The letter to Paul came in response to three inquiries the Kentucky Republican sent to John Brennan, President Obama's nominee for CIA director. Paul's letters asked if it was legal for the U.S. government to use lethal force, including in the form of drone strikes, on Americans inside the country.
Here's Holder's response, in part:
"As members of this Administration have previously indicated, the U.S. government has not carried out drone strikes in the United States and has no intention of doing so. As a policy matter, moreover, we reject the use of military force where well-established law enforcement authorities in this country provide the best means for incapacitating a terrorist threat. We have a long history of using the criminal justice system to incapacitate individuals located in our country who pose a threat to the United States and its interests abroad. Hundreds of individuals have been arrested and convicted of terrorism-related offenses in our federal courts.
"The question you have posed is therefore entirely hypothetical, unlikely to occur, and one we hope no President will ever have to confront.

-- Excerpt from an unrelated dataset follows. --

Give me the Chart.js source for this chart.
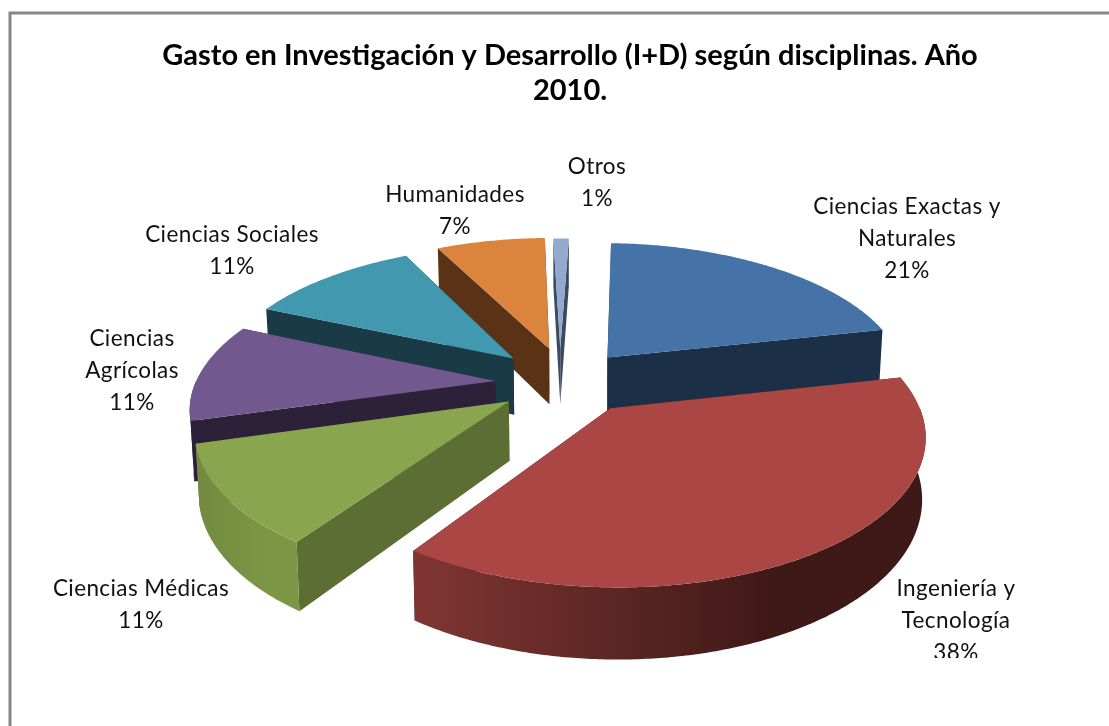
<!DOCTYPE html>
<html lang="es">
<head>
<meta charset="utf-8">
<title>Gasto en I+D según disciplinas</title>
<script src="https://cdn.jsdelivr.net/npm/chart.js@4"></script>
<style>
  html, body { margin: 0; background: #fff; }
  canvas { display: block; }
</style>
</head>
<body>
<canvas id="gastoChart" width="1109" height="726"></canvas>
<script>
const chartTitle = ["Gasto en Investigación y Desarrollo (I+D) según disciplinas. Año", "2010."];
const categories = [
  ["Ciencias Exactas y", "Naturales"],
  ["Ingeniería y", "Tecnología"],
  ["Ciencias Médicas"],
  ["Ciencias", "Agrícolas"],
  ["Ciencias Sociales"],
  ["Humanidades"],
  ["Otros"],
];
const shares = [21, 38, 11, 11, 11, 7, 1];

// slice colours: top face, straight sides, curved rim (left to right)
const topColors = ["#4572A7", "#AA4643", "#89A54E", "#71588F", "#4198AF", "#DB843D", "#93A9CF"];
const sideColors = ["#1B2F47", "#4A1D1B", "#5C6E33", "#2C2139", "#1A3A47", "#5A3216", "#3C4A60"];
const rimLeft = ["#1B2F47", "#803633", "#728A40", "#2C2139", "#1A3A47", "#5A3216", "#3C4A60"];
const rimRight = ["#1B2F47", "#3F1917", "#7C9645", "#2C2139", "#1A3A47", "#5A3216", "#3C4A60"];

const sliceOffset = [60, 68, 76, 76, 80, 80, 85];
// small screen shift per slice, in px
const sliceShift = [[0, -5], [1, -2], [2, -3], [1, 0], [0, 0], [-2, 0], [-10, 3]];
const pieRadius = 300;
const pieRotation = 2;

// fake 3D settings
const tilt = 0.465;
const perspective = 0.00055;
const pieDepth = 58;
const baseShrink = 0.99;

// label anchors: center x, y of the first line
const labelAnchors = [
  [907, 207], [956, 589], [141, 589], [132, 339], [232, 235], [455, 195], [597, 167],
];
const labelLineGap = 32;
const labelClipBottom = 658;

function project(cx, cy, x, y, depth) {
  const w = 1 / (1 + perspective * y);
  const shrink = depth ? baseShrink : 1;
  return {
    x: cx + x * w * shrink,
    y: cy - tilt * y * w + depth * w,
  };
}

function drawSlice(ctx, arc, i) {
  const { startAngle, endAngle, outerRadius: r } = arc;
  const cx = arc.x + sliceShift[i][0];
  const cy = arc.y + sliceShift[i][1];
  const mid = (startAngle + endAngle) / 2;
  const off = arc.options.offset;
  const apexX = off * Math.cos(mid);
  const apexY = -off * Math.sin(mid);
  const at = (a, depth) =>
    project(cx, cy, apexX + r * Math.cos(a), apexY - r * Math.sin(a), depth);
  const apex = (depth) => project(cx, cy, apexX, apexY, depth);
  const poly = (points, fill) => {
    ctx.beginPath();
    points.forEach((p, k) => (k ? ctx.lineTo(p.x, p.y) : ctx.moveTo(p.x, p.y)));
    ctx.closePath();
    ctx.fillStyle = fill;
    ctx.fill();
  };
  const steps = (a0, a1) => {
    const n = Math.max(2, Math.ceil(Math.abs(a1 - a0) / 0.01));
    return Array.from({ length: n + 1 }, (_, k) => a0 + ((a1 - a0) * k) / n);
  };

  // straight sides
  [startAngle, endAngle].forEach((a) => {
    poly([apex(0), at(a, 0), at(a, pieDepth), apex(pieDepth)], sideColors[i]);
  });

  // curved rim, only the stretch that faces the viewer
  const norm = (a) => ((a % (2 * Math.PI)) + 2 * Math.PI) % (2 * Math.PI);
  const s = norm(startAngle);
  const e = s + (endAngle - startAngle);
  const ranges = [[Math.max(s, 0), Math.min(e, Math.PI)], [Math.max(s, 2 * Math.PI), Math.min(e, 3 * Math.PI)]];
  ranges.forEach(([a0, a1]) => {
    if (a1 <= a0) return;
    const angles = steps(a0, a1);
    const upper = angles.map((a) => at(a, 0));
    const lower = angles.map((a) => at(a, pieDepth)).reverse();
    const xs = upper.map((p) => p.x);
    const left = Math.min(...xs);
    const right = Math.max(...xs);
    const grad = ctx.createLinearGradient(left, 0, right, 0);
    grad.addColorStop(0, rimLeft[i]);
    grad.addColorStop(0.7, rimRight[i]);
    grad.addColorStop(1, rimRight[i]);
    poly(upper.concat(lower), grad);
  });

  // top face
  poly([apex(0)].concat(steps(startAngle, endAngle).map((a) => at(a, 0))), topColors[i]);
}

const pie3d = {
  id: "pie3d",
  beforeDraw(chart) {
    // chart frame, only top and left are in view
    const ctx = chart.ctx;
    ctx.save();
    ctx.strokeStyle = "#868686";
    ctx.lineWidth = 3;
    ctx.beginPath();
    ctx.moveTo(10, chart.height);
    ctx.lineTo(10, 13);
    ctx.lineTo(chart.width, 13);
    ctx.stroke();
    ctx.restore();
  },
  beforeDatasetsDraw(chart) {
    const ctx = chart.ctx;
    const arcs = chart.getDatasetMeta(0).data;
    // back slices first
    const order = arcs
      .map((arc, i) => ({ arc, i, depth: Math.sin((arc.startAngle + arc.endAngle) / 2) }))
      .sort((a, b) => a.depth - b.depth);
    ctx.save();
    order.forEach(({ arc, i }) => drawSlice(ctx, arc, i));
    ctx.restore();
    return false;
  },
  afterDraw(chart) {
    const ctx = chart.ctx;
    ctx.save();
    ctx.beginPath();
    ctx.rect(0, 0, chart.width, labelClipBottom);
    ctx.clip();
    ctx.fillStyle = "#111";
    ctx.font = "22.5px Lato";
    ctx.letterSpacing = "0.4px";
    ctx.textAlign = "center";
    ctx.textBaseline = "middle";
    categories.forEach((lines, i) => {
      const [x, y] = labelAnchors[i];
      lines.concat(shares[i] + "%").forEach((line, k) => {
        ctx.fillText(line, x, y + k * labelLineGap);
      });
    });
    ctx.restore();
  },
};

new Chart(document.getElementById("gastoChart"), {
  type: "pie",
  data: {
    labels: categories,
    datasets: [
      {
        data: shares,
        backgroundColor: topColors,
        offset: sliceOffset,
        radius: pieRadius,
        rotation: pieRotation,
        borderWidth: 0,
      },
    ],
  },
  options: {
    responsive: false,
    animation: false,
    layout: { padding: { left: 31, bottom: 77 } },
    plugins: {
      legend: { display: false },
      tooltip: { enabled: false },
      title: {
        display: true,
        text: chartTitle,
        color: "#000",
        font: { family: "Lato", size: 29, weight: "bold", lineHeight: 1.2 },
        padding: { top: 38, bottom: 10 },
      },
    },
  },
  plugins: [pie3d],
});
</script>
</body>
</html>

It is possible, I suppose, to imagine an extraordinary circumstance in which it would be necessary and appropriate for the President to authorize the military to use lethal force within the territory of the United States. For example, the President could conceivably have no choice but to authorize the military to use such force if necessary to protect the homeland in the circumstances of a catastrophic attack like the ones suffered on December 7, 1941, and September 11, 2001.
"Were such an emergency to arise, I would examine the particular facts and circumstances before advising the President on the scope of his authority."
In a separate response, Brennan told Paul that the "CIA does not conduct lethal operations inside the United States — nor does it have any authority to do so."